(Dataset entries)
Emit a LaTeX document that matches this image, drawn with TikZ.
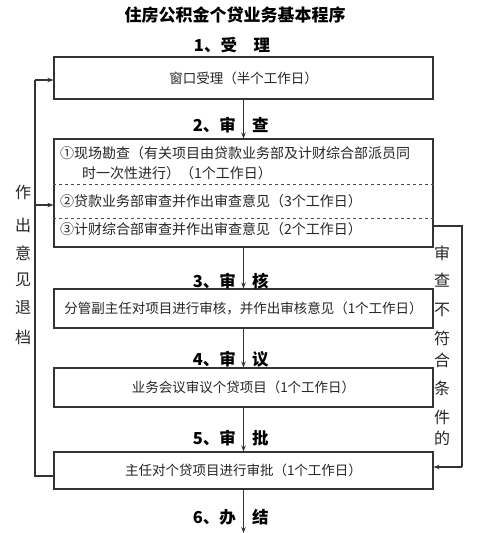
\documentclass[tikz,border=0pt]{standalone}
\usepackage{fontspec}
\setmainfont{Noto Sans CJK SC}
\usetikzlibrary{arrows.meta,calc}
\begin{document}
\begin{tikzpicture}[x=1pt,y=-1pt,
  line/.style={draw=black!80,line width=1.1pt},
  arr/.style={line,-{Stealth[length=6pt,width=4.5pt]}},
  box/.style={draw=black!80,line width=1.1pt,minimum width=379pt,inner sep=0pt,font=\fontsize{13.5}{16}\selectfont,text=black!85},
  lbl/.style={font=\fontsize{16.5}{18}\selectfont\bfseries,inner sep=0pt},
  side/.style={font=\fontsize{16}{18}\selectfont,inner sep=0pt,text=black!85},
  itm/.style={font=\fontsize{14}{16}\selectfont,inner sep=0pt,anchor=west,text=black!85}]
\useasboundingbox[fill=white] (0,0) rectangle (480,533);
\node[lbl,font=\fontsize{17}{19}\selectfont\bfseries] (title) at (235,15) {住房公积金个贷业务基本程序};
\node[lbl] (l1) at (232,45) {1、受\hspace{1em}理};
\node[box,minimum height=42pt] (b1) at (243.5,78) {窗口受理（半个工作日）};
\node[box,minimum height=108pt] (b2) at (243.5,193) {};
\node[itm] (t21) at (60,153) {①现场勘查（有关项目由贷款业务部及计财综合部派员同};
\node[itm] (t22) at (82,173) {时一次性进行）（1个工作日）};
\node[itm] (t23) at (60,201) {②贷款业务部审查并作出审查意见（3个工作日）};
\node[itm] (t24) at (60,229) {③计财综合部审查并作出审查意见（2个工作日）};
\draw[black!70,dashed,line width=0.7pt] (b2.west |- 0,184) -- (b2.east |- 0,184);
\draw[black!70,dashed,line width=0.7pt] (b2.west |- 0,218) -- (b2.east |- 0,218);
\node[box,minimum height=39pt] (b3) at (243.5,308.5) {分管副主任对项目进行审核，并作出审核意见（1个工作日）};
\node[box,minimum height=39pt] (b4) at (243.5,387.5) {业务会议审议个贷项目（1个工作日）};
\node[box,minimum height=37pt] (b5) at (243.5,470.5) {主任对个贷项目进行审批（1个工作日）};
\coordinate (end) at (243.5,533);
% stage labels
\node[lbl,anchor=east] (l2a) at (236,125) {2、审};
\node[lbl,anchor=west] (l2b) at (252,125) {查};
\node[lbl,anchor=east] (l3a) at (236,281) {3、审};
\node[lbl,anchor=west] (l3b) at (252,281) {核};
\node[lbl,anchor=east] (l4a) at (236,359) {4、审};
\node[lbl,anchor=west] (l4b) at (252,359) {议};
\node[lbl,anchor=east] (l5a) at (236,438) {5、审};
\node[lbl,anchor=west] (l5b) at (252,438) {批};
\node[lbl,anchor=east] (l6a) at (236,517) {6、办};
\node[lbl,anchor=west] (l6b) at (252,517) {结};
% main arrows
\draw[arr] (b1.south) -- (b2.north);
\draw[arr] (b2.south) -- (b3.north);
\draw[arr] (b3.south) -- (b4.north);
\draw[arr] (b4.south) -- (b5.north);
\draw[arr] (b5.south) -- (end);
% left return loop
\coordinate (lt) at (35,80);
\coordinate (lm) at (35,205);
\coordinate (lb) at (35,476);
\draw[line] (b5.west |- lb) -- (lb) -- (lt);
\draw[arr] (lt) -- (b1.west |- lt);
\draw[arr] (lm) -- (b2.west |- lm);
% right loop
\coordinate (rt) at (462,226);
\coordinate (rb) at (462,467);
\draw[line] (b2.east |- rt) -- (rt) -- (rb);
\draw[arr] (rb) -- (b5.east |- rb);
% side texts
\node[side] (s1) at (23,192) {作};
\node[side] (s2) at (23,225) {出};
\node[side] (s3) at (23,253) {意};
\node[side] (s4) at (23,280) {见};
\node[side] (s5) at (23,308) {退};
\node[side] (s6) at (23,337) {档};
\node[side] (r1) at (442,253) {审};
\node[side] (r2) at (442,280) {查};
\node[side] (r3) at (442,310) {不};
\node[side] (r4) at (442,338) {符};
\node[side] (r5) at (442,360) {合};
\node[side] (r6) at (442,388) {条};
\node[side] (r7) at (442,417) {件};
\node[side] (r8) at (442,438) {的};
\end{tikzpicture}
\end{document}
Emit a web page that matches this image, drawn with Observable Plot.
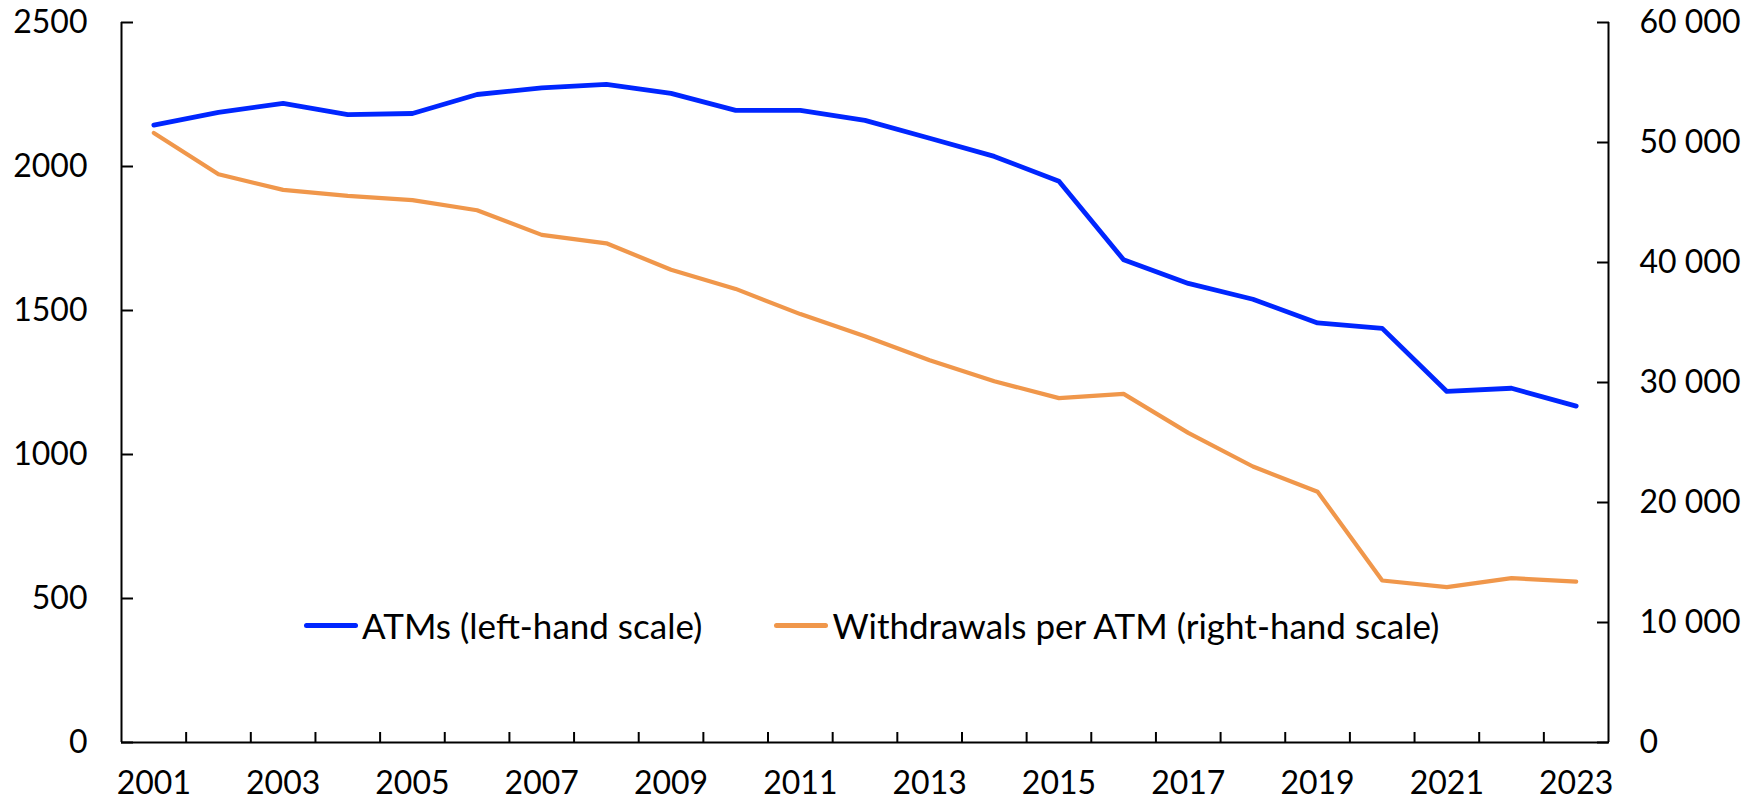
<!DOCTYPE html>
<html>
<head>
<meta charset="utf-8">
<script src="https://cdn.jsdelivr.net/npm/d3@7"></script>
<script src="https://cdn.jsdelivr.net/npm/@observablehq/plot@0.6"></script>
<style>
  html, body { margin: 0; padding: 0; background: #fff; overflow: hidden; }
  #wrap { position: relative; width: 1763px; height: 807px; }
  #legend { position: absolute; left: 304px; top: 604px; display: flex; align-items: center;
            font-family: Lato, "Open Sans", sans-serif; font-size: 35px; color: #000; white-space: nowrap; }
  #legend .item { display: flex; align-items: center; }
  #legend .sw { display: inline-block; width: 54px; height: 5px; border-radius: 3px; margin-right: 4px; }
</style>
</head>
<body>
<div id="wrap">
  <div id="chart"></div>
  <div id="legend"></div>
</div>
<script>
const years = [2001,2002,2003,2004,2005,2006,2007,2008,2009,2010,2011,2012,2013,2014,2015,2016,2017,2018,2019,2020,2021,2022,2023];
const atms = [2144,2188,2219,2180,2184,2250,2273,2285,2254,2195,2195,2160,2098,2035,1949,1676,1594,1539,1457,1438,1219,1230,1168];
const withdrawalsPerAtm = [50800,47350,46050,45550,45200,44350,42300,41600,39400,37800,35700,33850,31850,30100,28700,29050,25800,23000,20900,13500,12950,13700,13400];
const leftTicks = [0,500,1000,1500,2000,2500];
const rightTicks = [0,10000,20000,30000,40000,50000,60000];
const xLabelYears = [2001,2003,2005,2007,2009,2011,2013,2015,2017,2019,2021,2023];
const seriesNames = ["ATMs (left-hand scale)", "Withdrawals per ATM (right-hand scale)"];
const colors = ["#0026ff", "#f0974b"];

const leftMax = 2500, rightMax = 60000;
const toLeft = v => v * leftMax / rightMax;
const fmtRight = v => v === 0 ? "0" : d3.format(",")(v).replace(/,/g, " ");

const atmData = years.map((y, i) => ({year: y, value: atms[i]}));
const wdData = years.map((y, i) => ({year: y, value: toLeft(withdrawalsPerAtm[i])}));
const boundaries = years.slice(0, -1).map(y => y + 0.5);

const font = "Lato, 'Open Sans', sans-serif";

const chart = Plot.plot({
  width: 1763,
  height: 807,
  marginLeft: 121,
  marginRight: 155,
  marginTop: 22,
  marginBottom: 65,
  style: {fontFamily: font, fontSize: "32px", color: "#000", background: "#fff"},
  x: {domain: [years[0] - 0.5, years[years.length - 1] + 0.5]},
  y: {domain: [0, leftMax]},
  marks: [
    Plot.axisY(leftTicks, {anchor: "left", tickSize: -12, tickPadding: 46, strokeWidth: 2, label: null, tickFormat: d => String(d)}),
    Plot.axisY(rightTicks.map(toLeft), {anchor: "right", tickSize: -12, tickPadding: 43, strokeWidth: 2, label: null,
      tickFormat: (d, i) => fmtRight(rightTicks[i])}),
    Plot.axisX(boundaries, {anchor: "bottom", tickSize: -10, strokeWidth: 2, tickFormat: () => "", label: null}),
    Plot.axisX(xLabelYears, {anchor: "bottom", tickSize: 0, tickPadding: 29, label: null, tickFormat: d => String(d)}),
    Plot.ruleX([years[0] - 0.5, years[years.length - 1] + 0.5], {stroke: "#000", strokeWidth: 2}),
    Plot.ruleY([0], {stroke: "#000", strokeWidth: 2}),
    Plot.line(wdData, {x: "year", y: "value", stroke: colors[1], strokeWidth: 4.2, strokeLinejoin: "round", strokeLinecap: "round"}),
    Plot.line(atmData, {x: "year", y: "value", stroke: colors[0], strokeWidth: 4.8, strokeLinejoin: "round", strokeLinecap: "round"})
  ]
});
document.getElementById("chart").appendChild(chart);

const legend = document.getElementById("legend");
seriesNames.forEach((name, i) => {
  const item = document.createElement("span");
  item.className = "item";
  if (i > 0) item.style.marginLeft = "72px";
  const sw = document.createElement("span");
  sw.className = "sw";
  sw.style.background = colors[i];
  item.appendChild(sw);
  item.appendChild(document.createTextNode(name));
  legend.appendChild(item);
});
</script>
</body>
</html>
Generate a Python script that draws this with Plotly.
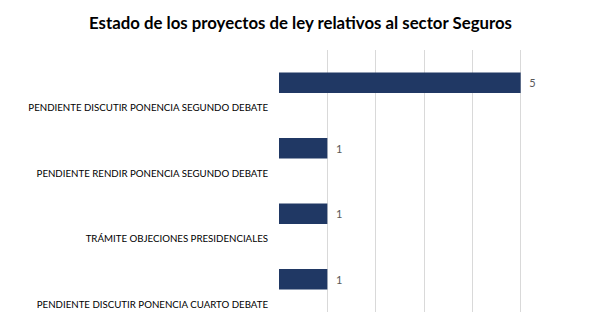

**OBJECTIVE**
Across the preceding material, how many lines contain the word "script"? State the number alone.

**TASK RESULT**
5